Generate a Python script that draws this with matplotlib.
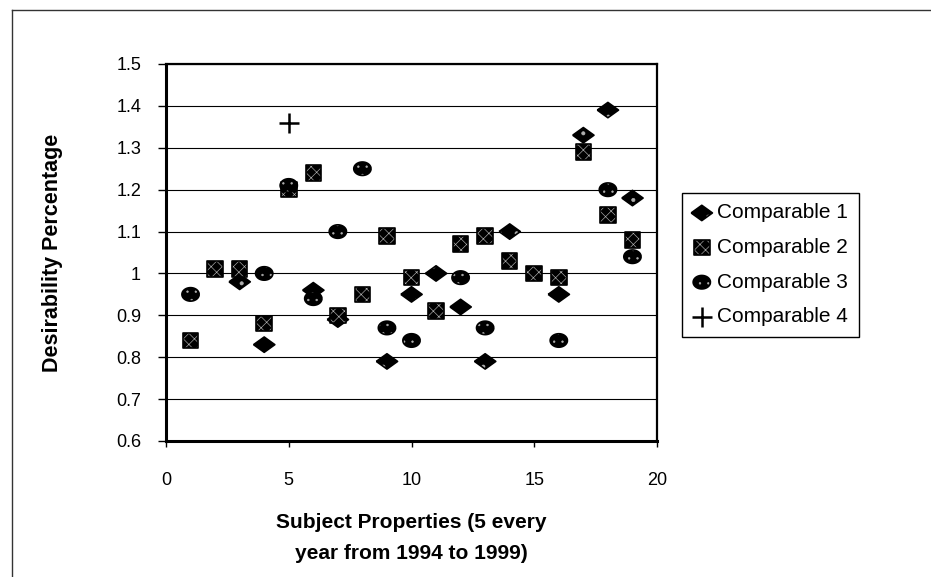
import numpy as np
import matplotlib
matplotlib.use("Agg")
import matplotlib.pyplot as plt
from matplotlib.lines import Line2D
from matplotlib.ticker import FormatStrFormatter, MultipleLocator

# valores
comp1_x = [3, 4, 6, 7, 9, 10, 11, 12, 13, 14, 16, 17, 18, 19]
comp1_y = [0.98, 0.83, 0.96, 0.89, 0.79, 0.95, 1.00, 0.92, 0.79, 1.10, 0.95, 1.33, 1.39, 1.18]

comp2_x = [1, 2, 3, 4, 5, 6, 7, 8, 9, 10, 11, 12, 13, 14, 15, 16, 17, 18, 19]
comp2_y = [0.84, 1.01, 1.01, 0.88, 1.20, 1.24, 0.90, 0.95, 1.09, 0.99, 0.91, 1.07, 1.09, 1.03,
           1.00, 0.99, 1.29, 1.14, 1.08]

comp3_x = [1, 4, 5, 6, 7, 8, 9, 10, 12, 13, 16, 18, 19]
comp3_y = [0.95, 1.00, 1.21, 0.94, 1.10, 1.25, 0.87, 0.84, 0.99, 0.87, 0.84, 1.20, 1.04]

comp4_x = [5]
comp4_y = [1.36]

labels = ['Comparable 1', 'Comparable 2', 'Comparable 3', 'Comparable 4']

plt.rcParams['font.family'] = ['Liberation Sans', 'DejaVu Sans']
plt.rcParams['hatch.linewidth'] = 0.45

fig = plt.figure(figsize=(9.31, 5.77), dpi=100)
ax = fig.add_axes([166 / 931, 1 - 441 / 577, 491 / 931, 377 / 577])

# formas de los marcadores (rombo achatado y elipse)
diamond = [(-1, 0), (0, 0.72), (1, 0), (0, -0.72), (-1, 0)]
t = np.linspace(0, 2 * np.pi, 41)
ellipse = list(zip(np.cos(t), 0.78 * np.sin(t)))


def speckled(x, y, marker, s, hatch):
    # relleno negro con trama clara y luego el contorno negro
    a = ax.scatter(x, y, marker=marker, s=s, facecolor='black', edgecolor='#b0b0b0',
                   linewidths=0, hatch=hatch, zorder=3)
    b = ax.scatter(x, y, marker=marker, s=s, facecolor='none', edgecolor='black',
                   linewidths=1.2, zorder=3)
    return (a, b)


h1 = speckled(comp1_x, comp1_y, diamond, 235, '.')
h2 = speckled(comp2_x, comp2_y, 's', 125, 'xxx')
h3 = speckled(comp3_x, comp3_y, ellipse, 155, '..')
h4 = ax.scatter(comp4_x, comp4_y, marker='+', s=210, color='black', linewidths=1.8, zorder=3)

ax.set_xlim(0, 20)
ax.set_ylim(0.6, 1.5)
ax.xaxis.set_major_locator(MultipleLocator(5))
ax.yaxis.set_major_locator(MultipleLocator(0.1))
ax.yaxis.set_major_formatter(FormatStrFormatter('%g'))
ax.grid(axis='y', color='black', linewidth=0.8)
ax.set_axisbelow(True)

for side in ['left', 'bottom']:
    ax.spines[side].set_linewidth(2.2)
for side in ['top', 'right']:
    ax.spines[side].set_linewidth(1.6)

ax.tick_params(axis='y', direction='out', length=6, width=1, labelsize=13, pad=12)
ax.tick_params(axis='x', direction='out', length=4, width=1, labelsize=13, pad=18)

ax.set_ylabel('Desirability Percentage', fontsize=15.5, fontweight='bold')
ax.yaxis.set_label_coords(-0.21, 0.5)
ax.set_xlabel('Subject Properties (5 every\nyear from 1994 to 1999)', fontsize=15,
              fontweight='bold', linespacing=1.8)
ax.xaxis.set_label_coords(0.5, -0.19)

leg = ax.legend([h1, h2, h3, h4], labels, loc='upper left',
                bbox_to_anchor=(682 / 931, 1 - 193 / 577),
                bbox_transform=fig.transFigure, fontsize=15, frameon=True, fancybox=False,
                edgecolor='black', framealpha=1, borderaxespad=0, borderpad=0.5,
                handlelength=0.9, handletextpad=0.3, labelspacing=0.75)
leg.get_frame().set_linewidth(1.0)

# bordes del área del gráfico (recortados en el original)
fig.add_artist(Line2D([12 / 931, 1], [1 - 10 / 577, 1 - 10 / 577], color='#333333',
                      linewidth=1, transform=fig.transFigure))
fig.add_artist(Line2D([12 / 931, 12 / 931], [0, 1 - 10 / 577], color='#333333',
                      linewidth=1, transform=fig.transFigure))

plt.savefig('out.png', dpi=100)
plt.close()
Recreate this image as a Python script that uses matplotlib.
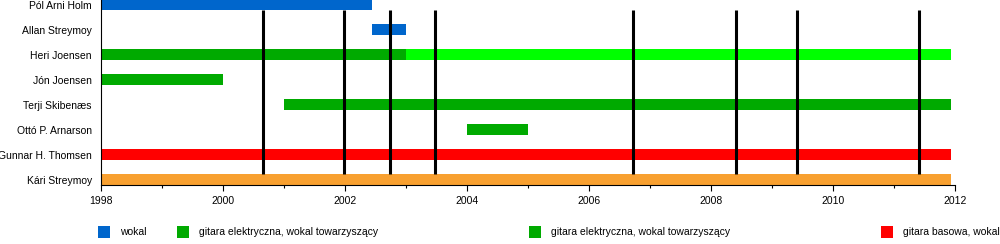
import matplotlib
matplotlib.use("Agg")
import matplotlib.pyplot as plt
from matplotlib.patches import Rectangle

plt.rcParams['font.family'] = ['Liberation Sans', 'DejaVu Sans']

# ---- data ----
members = ["Pól Arni Holm", "Allan Streymoy", "Heri Joensen", "Jón Joensen",
           "Terji Skibenæs", "Ottó P. Arnarson", "Gunnar H. Thomsen", "Kári Streymoy"]
# (member, start, end, role)
periods = [
    ("Pól Arni Holm", 1998.0, 2002.44, "wokal"),
    ("Allan Streymoy", 2002.44, 2003.0, "wokal"),
    ("Heri Joensen", 1998.0, 2003.0, "gitara1"),
    ("Heri Joensen", 2003.0, 2011.93, "wokal_gitara"),
    ("Jón Joensen", 1998.0, 2000.0, "gitara1"),
    ("Terji Skibenæs", 2001.0, 2011.93, "gitara2"),
    ("Ottó P. Arnarson", 2004.0, 2005.0, "gitara2"),
    ("Gunnar H. Thomsen", 1998.0, 2011.93, "bas"),
    ("Kári Streymoy", 1998.0, 2011.93, "perkusja"),
]
role_colors = {
    "wokal": "#0066CC",
    "gitara1": "#00AA00",
    "wokal_gitara": "#00FF00",
    "gitara2": "#00AA00",
    "bas": "#FF0000",
    "perkusja": "#F8A030",
}
album_years = [2000.66, 2001.98, 2002.74, 2003.48, 2006.72, 2008.41, 2009.41, 2011.41]
legend_labels = ["wokal", "gitara elektryczna, wokal towarzyszący",
                 "gitara elektryczna, wokal towarzyszący", "gitara basowa, wokal"]
legend_colors = ["#0066CC", "#00AA00", "#00AA00", "#FF0000"]
legend_x = [0.098, 0.177, 0.529, 0.881]
x_ticks = [1998, 2000, 2002, 2004, 2006, 2008, 2010, 2012]

FS = 7.5

# ---- figure ----
fig = plt.figure(figsize=(10, 2.44), dpi=100)
ax = fig.add_axes([0.101, 1 - 185 / 244, 0.854, 185 / 244])

bar_h = 0.432
for name, s, e, role in periods:
    y = members.index(name)
    ax.barh(y, e - s, left=s, height=bar_h, color=role_colors[role], linewidth=0, zorder=2)

for yr in album_years:
    ax.plot([yr, yr], [bar_h / 2, len(members) - 1 - bar_h / 2], color="black",
            linewidth=2.2, zorder=3, solid_capstyle="butt")

ax.set_xlim(1998, 2012)
ax.set_ylim(7.216, -0.184)
ax.set_yticks(range(len(members)))
ax.set_yticklabels(members, fontsize=FS)
ax.tick_params(axis="y", length=0, pad=6.5)
ax.set_xticks(x_ticks)
ax.set_xticklabels([str(t) for t in x_ticks], fontsize=FS)
ax.set_xticks(range(1998, 2013), minor=True)
ax.tick_params(axis="x", which="major", length=4.3, width=0.8, pad=3.8)
ax.tick_params(axis="x", which="minor", length=2.2, width=0.8)
for sp in ["top", "right"]:
    ax.spines[sp].set_visible(False)
ax.spines["left"].set_linewidth(0.8)
ax.spines["bottom"].set_linewidth(0.8)

# ---- legend ----
sq_w = 12 / 1000
sq_h = 12 / 244
for lx, lab, col in zip(legend_x, legend_labels, legend_colors):
    fig.patches.append(Rectangle((lx, 1 - 238 / 244), sq_w, sq_h, transform=fig.transFigure,
                                 facecolor=col, edgecolor="none"))
    fig.text(lx + 0.022, 1 - 232 / 244, lab, fontsize=FS, va="center", ha="left")

fig.savefig("out.png", dpi=100)
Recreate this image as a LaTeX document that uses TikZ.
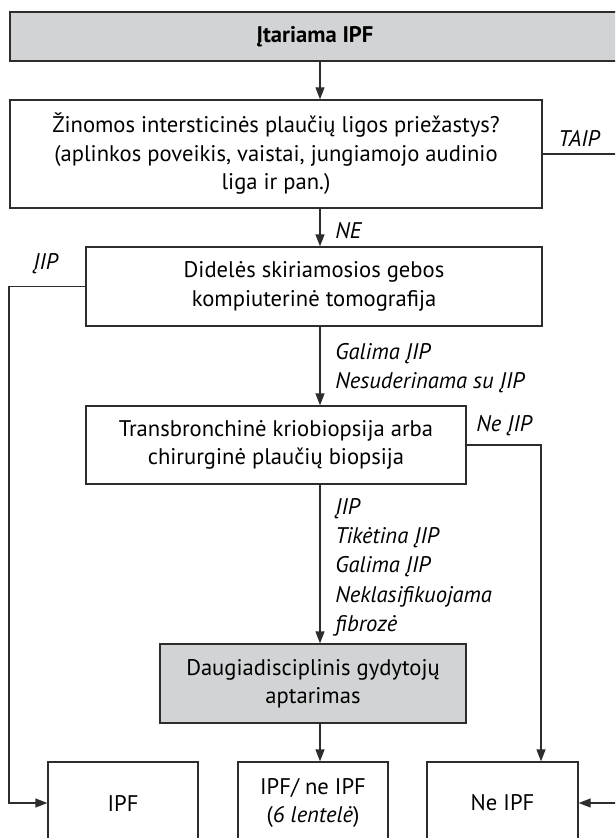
\documentclass[tikz,border=0pt]{standalone}
\usepackage{fontspec}
\setmainfont{PT Sans}
\usepackage{xcolor}
\usetikzlibrary{arrows.meta}

\definecolor{boxgray}{RGB}{209,211,212}
\definecolor{linegray}{RGB}{45,45,45}

\begin{document}
\begin{tikzpicture}[x=0.5pt, y=-0.5pt,
  box/.style={draw=linegray, line width=0.65pt, inner sep=0pt, align=center,
    font=\fontsize{11.3}{14.2}\selectfont},
  graybox/.style={box, fill=boxgray},
  arr/.style={draw=linegray, line width=0.65pt, -{Triangle[length=6pt, width=4.5pt]}},
  lin/.style={draw=linegray, line width=0.65pt},
  lbl/.style={font=\fontsize{11.3}{14.6}\selectfont\itshape, inner sep=0pt, align=left}]
  \clip (0,0) rectangle (615,838);

  % Column of the main arrows
  \coordinate (col) at (320,0);
  \coordinate (rim) at (630,0);

  % Boxes
  \node[graybox, minimum width=305pt, minimum height=24.5pt,
    font=\fontsize{11.3}{14}\selectfont\bfseries] (susp) at (315,36.5) {Įtariama IPF};
  \node[box, minimum width=266pt, minimum height=54pt] (cause) at (276,154)
    {Žinomos intersticinės plaučių ligos priežastys?\\(aplinkos poveikis, vaistai, jungiamojo audinio\\liga ir pan.)};
  \node[box, minimum width=228pt, minimum height=39.5pt] (hrct) at (314,286.5)
    {Didelės skiriamosios gebos\\kompiuterinė tomografija};
  \node[box, minimum width=190pt, minimum height=39pt] (biop) at (276,445)
    {Transbronchinė kriobiopsija arba\\chirurginė plaučių biopsija};
  \node[graybox, minimum width=153pt, minimum height=39.5pt] (mdd) at (313,683.5)
    {Daugiadisciplinis gydytojų\\aptarimas};

  % Bottom row
  \node[box, minimum width=75pt, minimum height=41pt] (ipf) at (123,803) {IPF};
  \node[box, minimum width=75pt, minimum height=41pt] (either) at (313,803)
    {IPF/ ne IPF\\(\textit{6 lentelė})};
  \node[box, minimum width=75.5pt, minimum height=41pt] (notipf) at (502.5,803) {Ne IPF};

  % Main column
  \draw[arr] (susp.south -| col) -- (cause.north -| col);
  \draw[arr] (cause.south -| col) -- (hrct.north -| col);
  \draw[arr] (hrct.south -| col) -- (biop.north -| col);
  \draw[arr] (biop.south -| col) -- (mdd.north -| col);
  \draw[arr] (mdd.south -| col) -- (either.north -| col);

  % Side branches
  \draw[lin] (cause.east) -- (cause.east -| rim);
  \draw[arr] (hrct.west) -| (9,600) |- (ipf.west);
  \draw[arr] (biop.east) -| (notipf.north -| 541,0);
  \draw[arr] (notipf.east -| rim) -- (notipf.east);

  % Labels
  \node[lbl, anchor=west] (yes) at (558,138) {TAIP};
  \node[lbl, anchor=west] (no) at (335,231) {NE};
  \node[lbl, anchor=west] (uip) at (33,264) {ĮIP};
  \node[lbl, anchor=north west] (ctres) at (335,343) {Galima ĮIP\\Nesuderinama su ĮIP};
  \node[lbl, anchor=west] (nouip) at (476,426) {Ne ĮIP};
  \node[lbl, anchor=north west] (bires) at (335,498)
    {ĮIP\\Tikėtina ĮIP\\Galima ĮIP\\Neklasifikuojama\\fibrozė};
\end{tikzpicture}
\end{document}
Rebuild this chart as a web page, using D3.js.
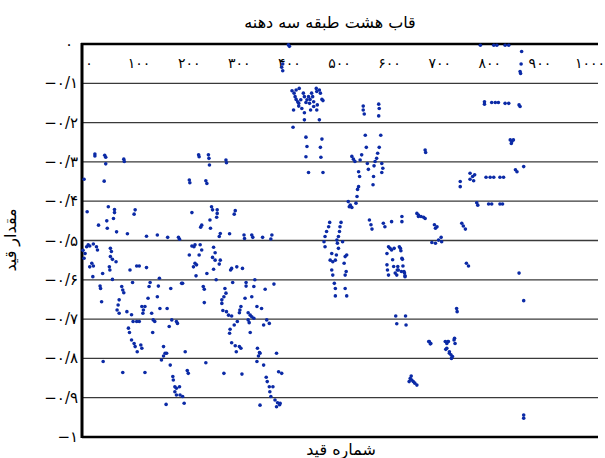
<!DOCTYPE html>
<html><head><meta charset="utf-8">
<script src="https://cdn.jsdelivr.net/npm/d3@7"></script>
<style>body{margin:0;background:#fff}svg{display:block}</style>
</head><body>
<script>
const chartTitle = "قاب هشت طبقه سه دهنه";
const xAxisTitle = "شماره قید";
const yAxisTitle = "مقدار قید";
const xTicks = [0,100,200,300,400,500,600,700,800,900,1000];
const xTickLabels = ["۰","۱۰۰","۲۰۰","۳۰۰","۴۰۰","۵۰۰","۶۰۰","۷۰۰","۸۰۰","۹۰۰","۱۰۰۰"];
const yTicks = [0,-0.1,-0.2,-0.3,-0.4,-0.5,-0.6,-0.7,-0.8,-0.9,-1];
const yTickLabels = ["۰","−۰/۱","−۰/۲","−۰/۳","−۰/۴","−۰/۵","−۰/۶","−۰/۷","−۰/۸","−۰/۹","−۱"];

// constraint number / constraint value
const group1 = [[25,-0.280],[25,-0.285],[44,-0.283],[46,-0.288],[46,-0.305],[81,-0.293],[82,-0.299],[4,-0.344],[43,-0.349],
[10,-0.427],[51,-0.414],[63,-0.421],[63,-0.429],[61,-0.444],[48,-0.450],[32,-0.461],[49,-0.469],[67,-0.478],[88,-0.483],[103,-0.422],[101,-0.433],[125,-0.489],[146,-0.486],[166,-0.492],[187,-0.492],[189,-0.497],
[6,-0.533],[9,-0.516],[12,-0.511],[15,-0.514],[22,-0.509],[28,-0.516],[30,-0.524],[19,-0.558],[22,-0.565],[15,-0.567],[21,-0.592],[40,-0.584],[55,-0.520],[57,-0.528],[55,-0.541],[59,-0.548],[53,-0.567],[54,-0.575],[66,-0.554],[93,-0.575],[106,-0.565],[111,-0.565],[125,-0.569],[150,-0.596],[59,-0.599],[98,-0.607],[132,-0.607],[130,-0.617],[148,-0.616],[172,-0.622],[195,-0.609],[2,-0.525],[4,-0.545],
[35,-0.616],[36,-0.622],[38,-0.656],[77,-0.617],[79,-0.626],[81,-0.633],[72,-0.651],[70,-0.664],[68,-0.677],[72,-0.685],[87,-0.681],[96,-0.689],[128,-0.647],[146,-0.643],[116,-0.668],[119,-0.677],[122,-0.668],[118,-0.685],[135,-0.685],[138,-0.702],[141,-0.706],[151,-0.673],[165,-0.673],[169,-0.719],[174,-0.702],[183,-0.706],[185,-0.711],[99,-0.706],[106,-0.706],[111,-0.706],[137,-0.734],
[90,-0.723],[92,-0.734],[96,-0.753],[101,-0.762],[103,-0.770],[107,-0.783],[114,-0.766],[116,-0.774],[158,-0.770],[161,-0.787],[154,-0.804],[158,-0.794],[164,-0.787],[200,-0.783],[41,-0.808],
[79,-0.836],[122,-0.836],[171,-0.817],[176,-0.846],[177,-0.855],[180,-0.872],[183,-0.876],[189,-0.872],[180,-0.885],[183,-0.893],[190,-0.893],[195,-0.897],[198,-0.914],[163,-0.917]];

const group2 = [[226,-0.282],[227,-0.287],[245,-0.282],[246,-0.291],[247,-0.308],[279,-0.295],[280,-0.302],[208,-0.346],[209,-0.353],[240,-0.348],[242,-0.355],
[213,-0.429],[251,-0.414],[253,-0.422],[262,-0.422],[262,-0.431],[261,-0.441],[248,-0.448],[232,-0.461],[230,-0.466],[249,-0.469],[297,-0.424],[295,-0.433],[268,-0.482],[266,-0.490],[286,-0.483],[314,-0.486],[315,-0.495],[329,-0.486],[331,-0.492],[350,-0.492],[368,-0.486],[366,-0.496],
[213,-0.514],[217,-0.516],[219,-0.511],[208,-0.537],[229,-0.511],[232,-0.524],[227,-0.537],[255,-0.517],[258,-0.531],[253,-0.543],[258,-0.550],[268,-0.550],[266,-0.560],[219,-0.558],[216,-0.567],[222,-0.562],[221,-0.590],[242,-0.584],[255,-0.573],[288,-0.575],[290,-0.571],[300,-0.567],[311,-0.571],[260,-0.600],[292,-0.607],[318,-0.616],[318,-0.607],[335,-0.600],[333,-0.617],[355,-0.624],[372,-0.611],[193,-0.609],
[235,-0.617],[237,-0.624],[277,-0.622],[279,-0.634],[275,-0.643],[237,-0.658],[271,-0.651],[271,-0.660],[273,-0.678],[280,-0.681],[284,-0.690],[290,-0.692],[308,-0.668],[306,-0.677],[305,-0.684],[316,-0.647],[329,-0.643],[339,-0.668],[348,-0.673],[322,-0.684],[326,-0.690],[329,-0.694],[322,-0.702],[324,-0.709],[333,-0.698],
[301,-0.706],[295,-0.715],[287,-0.726],[286,-0.736],[358,-0.702],[363,-0.711],[352,-0.715],[326,-0.734],
[290,-0.760],[297,-0.768],[299,-0.783],[305,-0.770],[308,-0.774],[340,-0.774],[344,-0.785],[342,-0.794],[339,-0.808],[345,-0.787],[377,-0.787],
[240,-0.811],[204,-0.831],[206,-0.838],[275,-0.838],[310,-0.840],[352,-0.817],[357,-0.848],[359,-0.859],[363,-0.872],[364,-0.885],[366,-0.897],[370,-0.872],[381,-0.834],[387,-0.838],[374,-0.906],[379,-0.913],[383,-0.918],[377,-0.923],[384,-0.914],[345,-0.919]];

const group3 = [[400,-0.002],[402,-0.006],[389,-0.051],[387,-0.059],[389,-0.068],
[407,-0.119],[411,-0.125],[413,-0.134],[415,-0.141],[418,-0.147],[421,-0.113],[420,-0.151],[420,-0.158],[410,-0.168],[429,-0.125],[431,-0.134],[426,-0.164],[431,-0.175],[431,-0.193],[439,-0.134],[442,-0.141],[441,-0.151],[445,-0.125],[447,-0.134],[449,-0.147],[454,-0.113],[455,-0.121],[460,-0.117],[462,-0.125],[465,-0.141],[467,-0.144],[456,-0.155],[455,-0.168],[443,-0.168],[460,-0.193],[409,-0.212],[415,-0.117],[424,-0.142],[436,-0.142],[434,-0.149],[449,-0.159],
[545,-0.158],[545,-0.168],[547,-0.178],[575,-0.153],[576,-0.164],[575,-0.183],
[434,-0.237],[436,-0.261],[434,-0.287],[439,-0.327],[465,-0.242],[462,-0.263],[463,-0.288],[467,-0.327],
[549,-0.232],[551,-0.263],[542,-0.282],[539,-0.295],[579,-0.232],[576,-0.263],[573,-0.278],[571,-0.291],[523,-0.286],[526,-0.293],[529,-0.299],[553,-0.304],[555,-0.319],[568,-0.299],[566,-0.310],[581,-0.304],[583,-0.316],[581,-0.327],[536,-0.325],[538,-0.337],[565,-0.337],[564,-0.358],[536,-0.363],[534,-0.370],[533,-0.388],[531,-0.405],[516,-0.401],[520,-0.410],[518,-0.414],[523,-0.416],
[480,-0.454],[478,-0.465],[474,-0.477],[471,-0.490],[502,-0.454],[500,-0.465],[499,-0.477],[497,-0.490],[469,-0.503],[471,-0.516],[494,-0.499],[495,-0.507],[497,-0.520],[505,-0.503],[484,-0.533],[481,-0.550],[486,-0.554],[484,-0.575],[486,-0.588],[493,-0.537],[491,-0.550],[510,-0.541],[513,-0.537],[508,-0.558],[512,-0.579],[510,-0.588],[489,-0.609],[491,-0.622],[491,-0.641],[510,-0.622],[513,-0.641],
[557,-0.448],[560,-0.460],[562,-0.471],[584,-0.456],[587,-0.465],[600,-0.452],[620,-0.439],[620,-0.452],[649,-0.431],[652,-0.439],
[594,-0.516],[597,-0.520],[600,-0.524],[615,-0.516],[618,-0.526],[605,-0.520],[591,-0.533],[591,-0.562],[592,-0.575],[594,-0.588],[602,-0.549],[604,-0.566],[607,-0.583],[610,-0.588],[611,-0.575],[620,-0.545],[622,-0.565],[624,-0.579],[626,-0.592],
[608,-0.692],[610,-0.712],[627,-0.692],[628,-0.715],
[636,-0.851],[639,-0.855],[642,-0.859],[645,-0.863],[649,-0.868],[634,-0.859],[638,-0.845],
[673,-0.757],[676,-0.762],[704,-0.757],[707,-0.762],[710,-0.757],[705,-0.777],[712,-0.787],[716,-0.800],[721,-0.753],[723,-0.762],[726,-0.673],[727,-0.681],[745,-0.558],[749,-0.565]];

const group4 = [[772,-0.003],[798,-0.003],[804,-0.003],[820,-0.003],[827,-0.003],[852,-0.019],[851,-0.051],[849,-0.070],[850,-0.075],
[780,-0.147],[780,-0.153],[794,-0.149],[801,-0.149],[807,-0.149],[820,-0.151],[827,-0.151],[847,-0.155],[849,-0.159],
[665,-0.270],[666,-0.276],[830,-0.244],[833,-0.248],[836,-0.244],[832,-0.253],
[733,-0.350],[733,-0.363],[752,-0.329],[757,-0.337],[761,-0.333],[752,-0.344],[759,-0.348],[783,-0.339],[791,-0.339],[798,-0.339],[810,-0.339],[817,-0.339],[840,-0.320],[843,-0.325],[856,-0.312],
[765,-0.404],[767,-0.410],[788,-0.407],[794,-0.407],[810,-0.407],[815,-0.407],
[652,-0.435],[657,-0.439],[662,-0.441],[665,-0.444],
[683,-0.460],[688,-0.465],[685,-0.469],[736,-0.456],[739,-0.463],[743,-0.471],
[678,-0.505],[685,-0.507],[691,-0.499],[696,-0.492],[697,-0.503],
[617,-0.520],[621,-0.548],[612,-0.566],[613,-0.575],[619,-0.579],[625,-0.583],[626,-0.590],
[847,-0.583],[856,-0.653],
[672,-0.757],[675,-0.763],[709,-0.757],[707,-0.774],[712,-0.783],[715,-0.791],[718,-0.795],[722,-0.749],
[856,-0.944],[856,-0.952]];

const points = group1.concat(group2, group3, group4);

const W = 605, H = 458;
const svg = d3.select("body").append("svg").attr("width", W).attr("height", H);
const x = d3.scaleLinear().domain([0, 1000]).range([82, 598]);
const xLabel = d3.scaleLinear().domain([0, 1000]).range([89, 590]);
const y = d3.scaleLinear().domain([-1, 0]).range([437, 44]);
const font = "DejaVu Sans, sans-serif";

// gridlines
svg.append("g").selectAll("line").data(yTicks.filter(v => v < 0 && v > -1)).join("line")
  .attr("x1", x(0)).attr("x2", x(1000)).attr("y1", d => y(d)).attr("y2", d => y(d))
  .attr("stroke", "#3a3a3a").attr("stroke-width", 1.3);
// bottom line
svg.append("line").attr("x1", x(0)).attr("x2", x(1000)).attr("y1", y(-1)).attr("y2", y(-1))
  .attr("stroke", "#000").attr("stroke-width", 2.5);
// top axis line
svg.append("line").attr("x1", x(0) - 1).attr("x2", x(1000)).attr("y1", y(0)).attr("y2", y(0))
  .attr("stroke", "#000").attr("stroke-width", 2.5);
// left axis
svg.append("line").attr("x1", x(0)).attr("x2", x(0)).attr("y1", y(0) - 1).attr("y2", y(-1) + 1)
  .attr("stroke", "#000").attr("stroke-width", 3);

// x tick labels
svg.append("g").selectAll("text").data(xTicks).join("text")
  .attr("x", d => xLabel(d)).attr("y", 68)
  .attr("text-anchor", "middle").attr("font-family", font).attr("font-size", 14)
  .attr("direction", "ltr").attr("unicode-bidi", "bidi-override")
  .text((d, i) => xTickLabels[i]);

// y tick labels
svg.append("g").selectAll("text").data(yTicks).join("text")
  .attr("x", d => d === 0 ? 73 : 78).attr("y", d => y(d) + 5)
  .attr("text-anchor", "end").attr("font-family", font).attr("font-size", 15)
  .attr("direction", "ltr").attr("unicode-bidi", "bidi-override")
  .text((d, i) => yTickLabels[i]);

// points
svg.append("g").selectAll("circle").data(points).join("circle")
  .attr("cx", d => x(d[0])).attr("cy", d => y(d[1])).attr("r", 1.8)
  .attr("fill", "#0b2aa6");

// titles
svg.append("text").attr("x", 330).attr("y", 28).attr("text-anchor", "middle")
  .attr("font-family", font).attr("font-size", 16).text(chartTitle);
svg.append("text").attr("x", 341).attr("y", 455).attr("text-anchor", "middle")
  .attr("font-family", font).attr("font-size", 16).text(xAxisTitle);
svg.append("text").attr("transform", "translate(16,240) rotate(-90)").attr("text-anchor", "middle")
  .attr("font-family", font).attr("font-size", 16).text(yAxisTitle);
</script>
</body></html>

AIM: Return only the lines running from the start of the entries above to the line that contains "1.33, 1.39, 1.18]", inclusive, and omit every picture.

SOLUTION BELOW:
Generate a Python script that draws this with matplotlib.
import numpy as np
import matplotlib
matplotlib.use("Agg")
import matplotlib.pyplot as plt
from matplotlib.lines import Line2D
from matplotlib.ticker import FormatStrFormatter, MultipleLocator

# valores
comp1_x = [3, 4, 6, 7, 9, 10, 11, 12, 13, 14, 16, 17, 18, 19]
comp1_y = [0.98, 0.83, 0.96, 0.89, 0.79, 0.95, 1.00, 0.92, 0.79, 1.10, 0.95, 1.33, 1.39, 1.18]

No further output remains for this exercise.